This post will describe several common US citizenship situations for the purpose of demonstrating the various differences as to how US citizenship may be derived and how it may be lost.

Ms. X was born in the United States.  She is a US citizen by birth.  Her US citizenship is self-executing and non-consensual.  Her birth certificate is all that is needed to establish her citizenship.

Let’s say she goes to Canada and enters as a landed immigrant.  Her entry into Canada as a landed immigrant is not itself an expatriating act.  Section 349(a)(1) and (2) of the Immigration and Nationality Act provide that swearing an oath of allegiance to a foreign sovereign is an expatriating act if taken with intent to set aside US citizenship.  As soon as Ms. X swears the Canadian citizenship oath before a Canadian Citizenship Court, she will become a Canadian citizen.  If she swears the oath with intent to set aside her US citizenship, she will then complete a Form DS-4079 and establish that she relinquished her US citizen upon becoming a Canadian citizen.  Her oath of allegiance to Canada is sufficient when combined with her statement of intent to extinguish her US citizenship.  However, the mere fact of becoming a landed immigrant is not sufficient as it does not involve the taking of an oath of allegiance and thus, by itself, is not sufficient to expatriate her.

Mr. Y was born in Canada to a Canadian father and a US citizen mother who resided in the US long enough to give her the right to pass on US citizenship to him.  However, his mother takes no steps to register his birth abroad or otherwise assert US citizenship and he has not done so either.  Mr. Y is not a US citizen automatically, that is, his citizenship is not self-executing.  The language in the Section 301(a) states: “The following shall be nationals and citizens of the United States at birth:” [at which point the section lists seven subcategories, including subsection 7 dealing with children born outside the United States “of parents one of whom is an alien, and the other a citizen”].    Most people, including virtually all US lawyers interpret the “shall” to be mean Mr. Y automatically became a US citizen at birth.
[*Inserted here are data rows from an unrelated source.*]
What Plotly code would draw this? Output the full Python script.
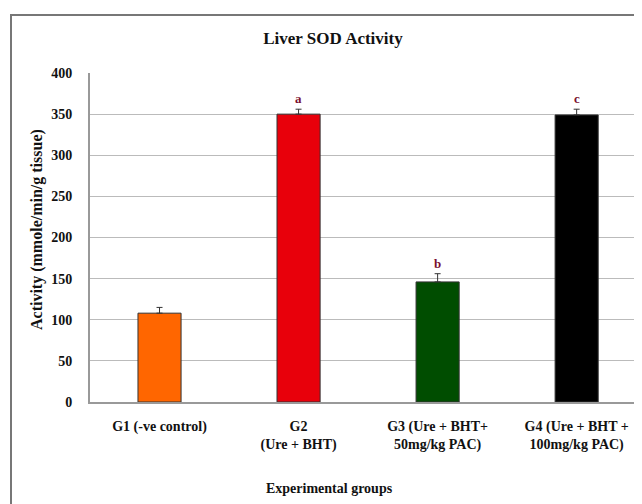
import plotly.graph_objects as go

groups = ["G1 (-ve control)", "G2<br>(Ure + BHT)", "G3 (Ure + BHT+<br>50mg/kg PAC)", "G4 (Ure + BHT +<br>100mg/kg PAC)"]
activity = [108, 350, 146, 349]
errors = [7, 6, 10, 7]
colors = ["#FF6600", "#E8000B", "#004D00", "#000000"]
letters = ["", "a", "b", "c"]
yticks = [0, 50, 100, 150, 200, 250, 300, 350, 400]

OFF = 8  # page body margin
W, H = 642 - OFF, 504 - OFF
L, T = 90 - OFF, 73 - OFF
B = H - (402 - OFF)
serif = "Liberation Serif"


def px_x(page_x):
    return (page_x - OFF - L) / (W - L)


def px_y(page_y):
    return ((H - B) - (page_y - OFF)) / (H - T - B)


fig = go.Figure()
fig.add_trace(go.Bar(
    x=list(range(len(groups))), y=activity,
    marker=dict(color=colors, line=dict(color="#333333", width=1)),
    width=0.31,
    error_y=dict(type="data", array=errors, symmetric=False, arrayminus=[0]*4,
                 color="#333333", thickness=1, width=3),
    showlegend=False,
))

for i, (v, e, t) in enumerate(zip(activity, errors, letters)):
    if t:
        fig.add_annotation(x=i, y=v + e, text=t, showarrow=False,
                           yanchor="bottom", yshift=1,
                           font=dict(family=serif, size=13, color="#7A1030", weight="bold"))

fig.add_shape(type="rect", xref="paper", yref="paper",
              x0=px_x(11), x1=px_x(670), y0=px_y(15), y1=px_y(560),
              line=dict(color="#777777", width=2), fillcolor="rgba(0,0,0,0)", layer="below")

fig.add_annotation(xref="paper", yref="paper", x=px_x(329), y=px_y(488),
                   text="Experimental groups", showarrow=False, xanchor="center", yanchor="middle",
                   font=dict(family=serif, size=14, color="#111111", weight="bold"))
fig.add_annotation(xref="paper", yref="paper", x=px_x(37), y=px_y(230),
                   text="Activity (mmole/min/g tissue)", textangle=-90, showarrow=False,
                   xanchor="center", yanchor="middle",
                   font=dict(family=serif, size=16, color="#111111", weight="bold"))

fig.update_layout(
    width=W, height=H,
    margin=dict(l=L, r=0, t=T, b=B),
    paper_bgcolor="white", plot_bgcolor="white",
    title=dict(text="Liver SOD Activity", x=(333 - OFF) / W, xanchor="center",
               y=1 - (38 - OFF) / H, yanchor="middle",
               font=dict(family=serif, size=17, color="#111111", weight="bold")),
    xaxis=dict(tickmode="array", tickvals=list(range(len(groups))), ticktext=groups,
               range=[-0.5, 3.47], showline=True, linecolor="#999999", linewidth=2,
               ticks="", automargin=False, ticklabelstandoff=10,
               tickfont=dict(family=serif, size=14, color="#111111", weight="bold")),
    yaxis=dict(range=[0, 400], tickvals=yticks, showline=True, linecolor="#999999", linewidth=2,
               gridcolor="#BBBBBB", gridwidth=1, ticks="", ticklabelstandoff=13, automargin=False,
               tickfont=dict(family=serif, size=14, color="#111111", weight="bold")),
)

fig.write_html("out.html")
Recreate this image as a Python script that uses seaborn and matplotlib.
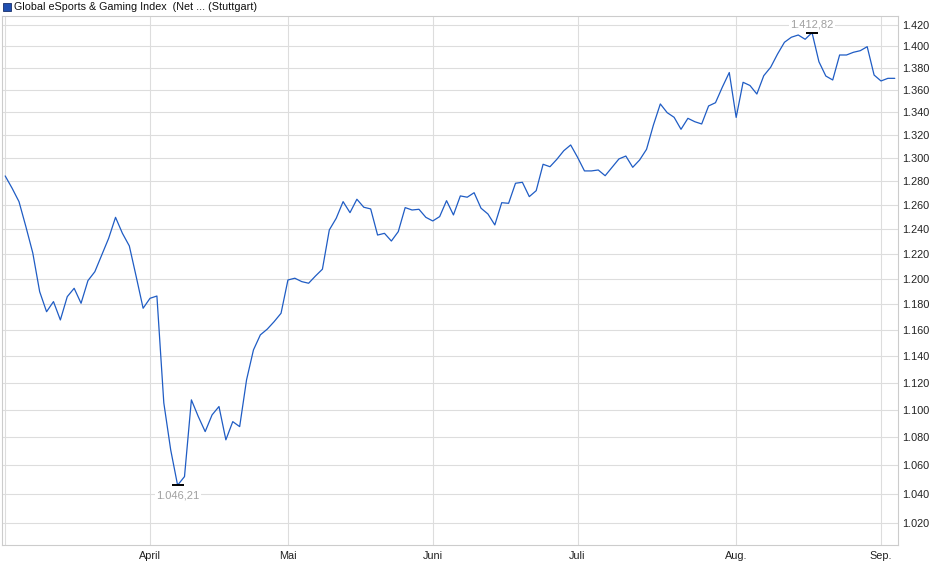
import numpy as np
import pandas as pd
import matplotlib
matplotlib.use('Agg')
import matplotlib.pyplot as plt
import seaborn as sns
from matplotlib.patches import Rectangle
from matplotlib.ticker import FixedLocator, NullLocator, FuncFormatter

# daily closing values (Stuttgart trading days, 3 Mar - 3 Sep 2025)
close = [
    1284.6, 1274.2, 1262.9, 1242.1, 1220.6, 1189.6, 1173.9, 1181.8, 1167.5, 1185.7,
    1192.3, 1180.5, 1198.4, 1205.5, 1219.0, 1232.5, 1249.8, 1236.6, 1226.3, 1201.5,
    1176.6, 1184.4, 1186.2, 1105.0, 1071.0, 1046.21, 1052.2, 1107.2, 1095.0, 1084.1,
    1096.2, 1102.3, 1078.2, 1091.3, 1087.7, 1122.0, 1144.5, 1156.0, 1160.4, 1166.2,
    1172.7, 1198.9, 1200.3, 1197.6, 1196.3, 1202.1, 1207.5, 1239.4, 1249.0, 1262.9,
    1253.7, 1264.9, 1258.2, 1256.8, 1235.2, 1236.6, 1230.3, 1238.0, 1257.9, 1255.9,
    1256.5, 1249.8, 1246.8, 1250.4, 1263.7, 1251.8, 1267.7, 1266.6, 1270.4, 1257.4,
    1252.6, 1243.5, 1262.0, 1261.5, 1278.4, 1279.2, 1267.1, 1272.1, 1294.6, 1292.5,
    1298.9, 1306.3, 1311.3, 1300.6, 1288.9, 1288.9, 1289.7, 1284.8, 1292.0, 1299.2,
    1301.7, 1292.0, 1298.3, 1307.5, 1328.8, 1347.5, 1339.7, 1335.6, 1325.0, 1334.7,
    1331.7, 1329.7, 1345.7, 1348.6, 1362.7, 1375.9, 1335.5, 1367.0, 1364.1, 1356.4,
    1373.0, 1380.7, 1392.9, 1403.8, 1408.5, 1410.6, 1406.6, 1412.82, 1385.8, 1372.7,
    1369.1, 1392.0, 1392.0, 1394.5, 1396.0, 1399.7, 1373.6, 1368.2, 1370.6, 1370.6,
]
day = list(range(len(close)))

# first trading day of each month (index into close)
month_pos = [0, 21, 41, 62, 83, 106, 127]
month_lbl = ['', 'April', 'Mai', 'Juni', 'Juli', 'Aug.', 'Sep.']
y_ticks = list(range(1020, 1421, 20))

title = 'Global eSports & Gaming Index  (Net ... (Stuttgart)'


def de_num(v, dec=0):
    s = f'{v:,.{dec}f}'
    return s.replace(',', 'X').replace('.', ',').replace('X', '.')


df = pd.DataFrame({'day': day, 'close': close})

sns.set_style('white')
plt.rcParams['font.family'] = ['Liberation Sans', 'DejaVu Sans']

W, H = 940, 579
fig = plt.figure(figsize=(W / 100, H / 100), dpi=100)
left, right, top, bottom = 2.3, 898.3, 16, 545
ax = fig.add_axes([left / W, 1 - bottom / H, (right - left) / W, (bottom - top) / H])

line_col = '#1f5cc4'
sns.lineplot(data=df, x='day', y='close', ax=ax, color=line_col, linewidth=0.9)

ax.set_yscale('log')
ax.set_ylim(1005.5, 1428.5)
ax.set_xlim(-0.42, 129.51)
ax.yaxis.set_major_locator(FixedLocator(y_ticks))
ax.yaxis.set_minor_locator(NullLocator())
ax.yaxis.set_major_formatter(FuncFormatter(lambda v, p: de_num(v)))
ax.yaxis.tick_right()
ax.set_xticks(month_pos, month_lbl)
ax.tick_params(axis='y', length=0, pad=3, labelsize=7.8, labelcolor='#222222')
ax.tick_params(axis='x', length=2, width=0.8, color='#d8d8d8', pad=2,
               labelsize=7.8, labelcolor='#222222')
ax.set_xlabel('')
ax.set_ylabel('')
ax.grid(True, color='#dddddd', linewidth=0.8)
for sp in ax.spines.values():
    sp.set_color('#cccccc')
    sp.set_linewidth(0.8)

# high / low markers
i_max = int(np.argmax(close))
i_min = int(np.argmin(close))
ax.plot([day[i_max], day[i_min]], [close[i_max], close[i_min]], ls='none',
        marker='_', markersize=9, mew=1.4, color='black')
box = dict(facecolor='white', edgecolor='none', pad=1)
ax.annotate(de_num(close[i_max], 2), (day[i_max], close[i_max]), xytext=(0, 8),
            textcoords='offset pixels', ha='center', va='center', fontsize=8,
            color='#a0a0a0', bbox=box)
ax.annotate(de_num(close[i_min], 2), (day[i_min], close[i_min]), xytext=(0, -10),
            textcoords='offset pixels', ha='center', va='center', fontsize=8,
            color='#a0a0a0', bbox=box)

# legend-like header
fig.patches.append(Rectangle((3 / W, 1 - 11 / H), 8 / W, 8 / H, transform=fig.transFigure,
                             facecolor='#1f4fb0', edgecolor='#1a2f6a', linewidth=0.6))
fig.text(14.5 / W, 1 - 7 / H, title, ha='left', va='center', fontsize=7.75, color='#111111')

fig.savefig('out.png', dpi=100)
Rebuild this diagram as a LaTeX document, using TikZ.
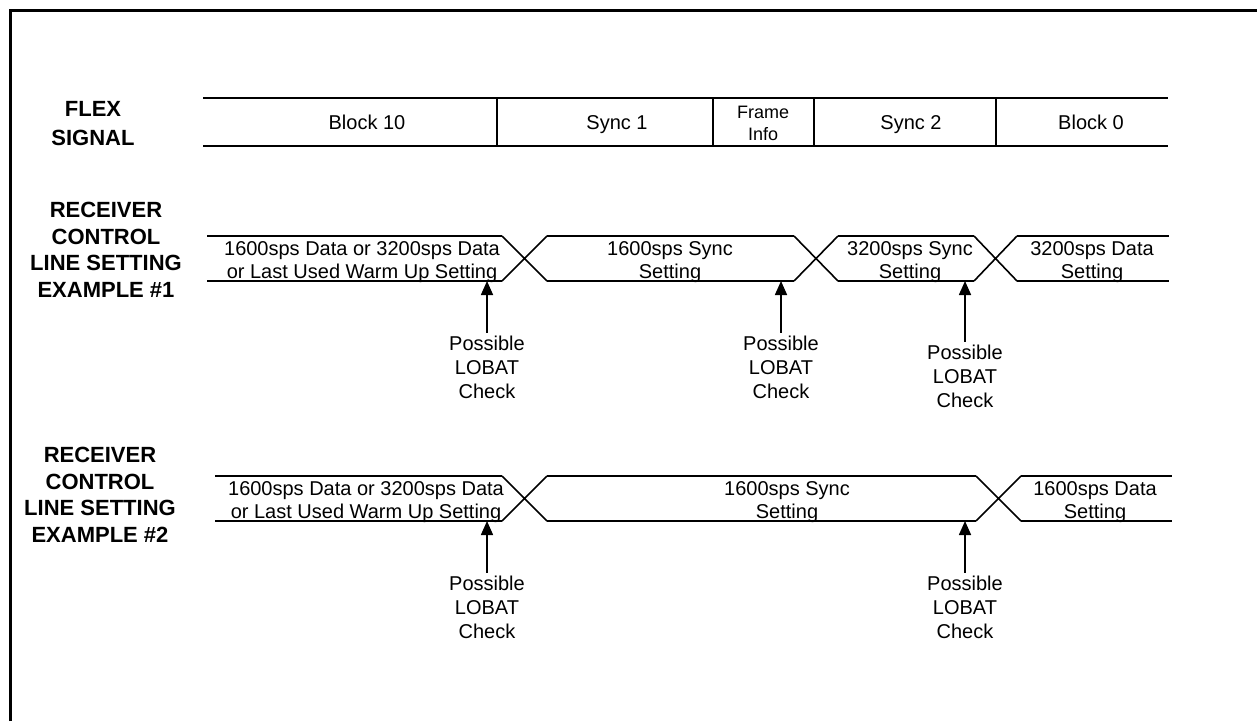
\documentclass[tikz,border=0pt]{standalone}
\usepackage{fontspec}
\setmainfont{Liberation Sans}
\usetikzlibrary{arrows.meta}

\begin{document}
\begin{tikzpicture}[x=1pt,y=-1pt,line width=1.6pt,
  tag/.style={font=\fontsize{22}{26.5}\selectfont\bfseries,align=center,inner sep=0pt,anchor=base},
  seg/.style={font=\fontsize{20}{23}\selectfont,align=center,inner sep=0pt,anchor=base},
  chk/.style={font=\fontsize{20}{24}\selectfont,align=center,inner sep=2pt,anchor=base},
  tip/.style={-{Triangle[width=12pt,length=14pt]}}]
\useasboundingbox (0,0) rectangle (1257,721);
\draw[line width=3.5pt] (10.5,721) -- (10.5,10.5) -- (1257,10.5);

\node[tag] (flex) at (93,145) {FLEX\\[2.5pt]SIGNAL};
\node[tag] (ex1) at (106,297) {RECEIVER\\CONTROL\\LINE SETTING\\EXAMPLE \#1};
\node[tag] (ex2) at (100,542) {RECEIVER\\CONTROL\\LINE SETTING\\EXAMPLE \#2};

\draw (203,98) -- (1168,98) (203,146) -- (1168,146);
\foreach \d in {497,713,814,996}
  \draw (\d,98) -- (\d,146);
\node[seg] (b10) at (367,129) {Block 10};
\node[seg] (sy1) at (617,129) {Sync 1};
\node[seg,font=\fontsize{18}{22}\selectfont] (fri) at (763,140) {Frame\\Info};
\node[seg] (sy2) at (911,129) {Sync 2};
\node[seg] (b0) at (1091,129) {Block 0};

\coordinate (w1) at (0,281);
\foreach \l/\r in {207/502,547/794,838/974,1017/1169}
  \draw (\l,236) -- (\r,236) (\l,281) -- (\r,281);
\foreach \a/\b in {502/547,794/838,974/1017}
  \draw (\a,236) -- (\b,281) (\a,281) -- (\b,236);
\node[seg] (d1a) at (362,278) {1600sps Data or 3200sps Data\\or Last Used Warm Up Setting};
\node[seg] (d1b) at (670,278) {1600sps Sync\\Setting};
\node[seg] (d1c) at (910,278) {3200sps Sync\\Setting};
\node[seg] (d1d) at (1092,278) {3200sps Data\\Setting};

\node[chk] (k11) at (487,398) {Possible\\LOBAT\\Check};
\node[chk] (k12) at (781,398) {Possible\\LOBAT\\Check};
\node[chk] (k13) at (965,407) {Possible\\LOBAT\\Check};
\foreach \k in {k11,k12,k13}
  \draw[tip] (\k.north) -- (\k.north |- w1);

\coordinate (w2) at (0,521);
\foreach \l/\r in {215/502,547/976,1021/1172}
  \draw (\l,476) -- (\r,476) (\l,521) -- (\r,521);
\foreach \a/\b in {502/547,976/1021}
  \draw (\a,476) -- (\b,521) (\a,521) -- (\b,476);
\node[seg] (d2a) at (366,518) {1600sps Data or 3200sps Data\\or Last Used Warm Up Setting};
\node[seg] (d2b) at (787,518) {1600sps Sync\\Setting};
\node[seg] (d2c) at (1095,518) {1600sps Data\\Setting};

\node[chk] (k21) at (487,638) {Possible\\LOBAT\\Check};
\node[chk] (k22) at (965,638) {Possible\\LOBAT\\Check};
\foreach \k in {k21,k22}
  \draw[tip] (\k.north) -- (\k.north |- w2);
\end{tikzpicture}
\end{document}
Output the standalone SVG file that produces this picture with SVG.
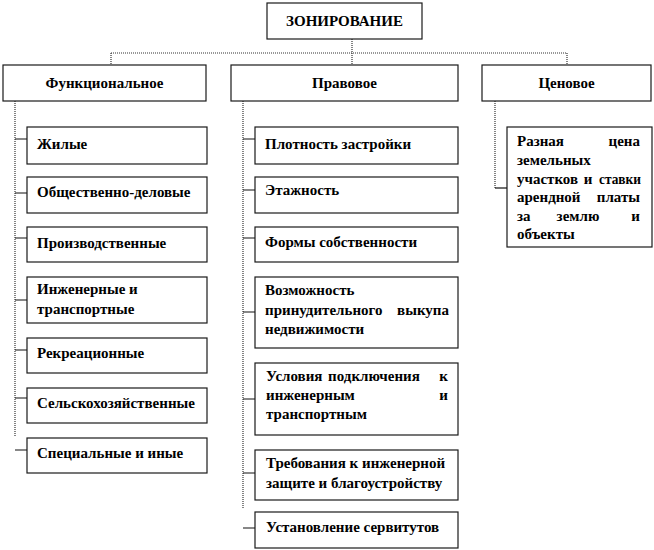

However, I believe that “shall” in the context of subsection 7, where one of the child’s parents is not a US citizen and the child has obtained citizenship by birth or heritage of a country other than the United States, to mean that the child has the absolute right to US citizenship upon providing adequate proof of his heritage AND that his US citizen parent meets the residence requirements of the section.

However, Mr. Y’s citizenship is not “self-executing”.  Someone must do something to establish his citizenship.   His mother did not obtain a certificate of registration of birth abroad before Mr. Y turned 18 and cannot now do so.   Mr. Y has not yet sought to assert US citizenship by obtaining proof of same which he would do by obtaining a US passport.  That process would require him to present evidence of his US citizenship.  He is, of course, free to do that at any time he wishes.  However, until he takes some action, his US citizenship in an “inchoate right”, that is, something that he can assert and cannot be taken away from him by the US government.  Clearly, he must be a “citizen” to obtain a passport.  However, being “entitled” to citizenship is not the same as “being” a citizen.  In other words, US citizenship in Mr. Y’s case is not self-executing.

In the absence of any action taken by Mr. Y, the question then turns to whether the US government could force him to obtain a US passport.  Indeed, there is no case in which the US government has forced a person in Mr. Y’s position to obtain a US passport.  Thus, the “automatic” citizenship position fails.  The real question turns on whether US citizenship for those born outside the United States is mandatory.  Clearly, it is not.

As a practical matter, Mr. Y has nothing in his official citizenship file in the United States.  His Canadian passport indicates a place of birth in Canada.  Thus, there is no outward evidence that he is a US citizen and, in the absence of obtaining a US passport, nothing to identify him as a US citizen.  Both as a legal and practical matter, Mr. Y is not a US citizen and is not identifiable as a US citizen.  He may, of course, choose to apply for a US passport and will undoubtedly obtain one should he do so.